Allo stesso modo, gran parte dell’economia statunitense è oggi fondata su finanza speculativa, fondi d’investimento, algoritmi di trading ad alta frequenza e imprese tecnologiche che crescono in borsa senza produrre beni concreti. Questo sistema non crea prosperità condivisa, ma instabilità. Quando tutto è ridotto a flussi di capitale senza ancoraggio al lavoro e alla terra, si entra in una spirale perversa.

L’Unione Europea e la tentazione bellica

Di fronte a questa crisi sistemica, l’Unione Europea non cerca una nuova via. Al contrario, si appresta a seguire la peggiore delle ricette: quella della guerra come volano economico. È un copione già visto nel Novecento, quando le potenze in crisi cercarono nell’industria bellica e nel riarmo lo sbocco alla stagnazione.

“Quando l’economia si svincola dalla realtà e dalla persona umana, l’unico orizzonte possibile diventa la guerra.”
Papa Francesco, Evangelii Gaudium

Il piano di difesa comune promosso da Bruxelles – spacciato per risposta alle minacce esterne – è in realtà il segnale di un continente che non sa più produrre ricchezza se non preparando il terreno a una nuova escalation. L’industria militare torna centrale, i fondi pubblici si spostano dalla sanità e dall’educazione verso i missili, e ogni voce contraria viene silenziata in nome della sicurezza.

La guerra diventa così la scorciatoia per tenere in piedi un sistema economico che non funziona più, che ha smarrito ogni fondamento nel reale, e che preferisce la distruzione alla riforma.

Cina: l’eccezione che conferma il declino occidentale

Trump, nei suoi piani di protezionismo economico, ha individuato la Cina come avversario principale. Ma Pechino non gioca secondo le regole occidentali: non accetta condizioni, non si piega al ricatto del dollaro, e non fa la fila per trattare. La Cina produce, costruisce, investe in infrastrutture reali. Il suo potere si basa ancora – con tutti i limiti del caso – su una visione di lungo periodo e su un radicamento nella realtà produttiva.

Trump, che ha voluto rilanciare la manifattura americana, si è scontrato con un sistema finanziario che vive della dissoluzione del lavoro e della delocalizzazione. E ha trovato nella Cina un nemico impossibile da piegare con le stesse armi che avevano distrutto altri.
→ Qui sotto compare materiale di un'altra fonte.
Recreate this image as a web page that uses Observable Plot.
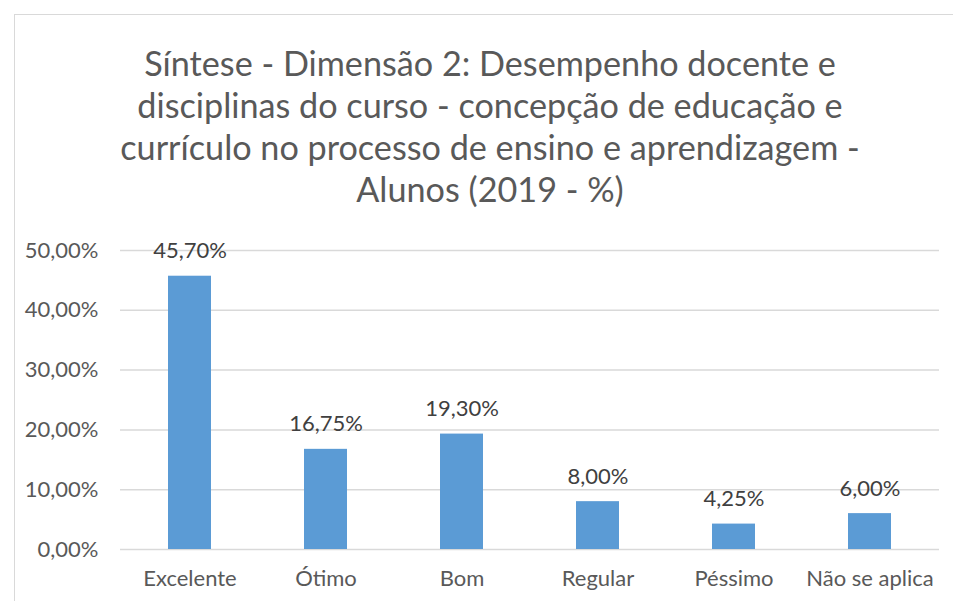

Conclusione: oltre la vasca degli squali

Siamo giunti al punto in cui gli squali cominciano a divorarsi. È il segnale che il sistema tocca il fondo. Ma è anche il segnale che un’alternativa è possibile. Serve però il coraggio di uscire dalla vasca, di rifiutare sia il cinismo finanziario americano che il bellicismo “umanitario” europeo. Serve tornare alla realtà: alla produzione, alla comunità, al valore umano del lavoro.

Trump, con tutti i suoi limiti, ha indicato – forse involontariamente – questa crepa nel sistema. Sta a noi decidere se attraversarla o se continuare a fingere che il futuro sia ancora là dove non c’è più nulla.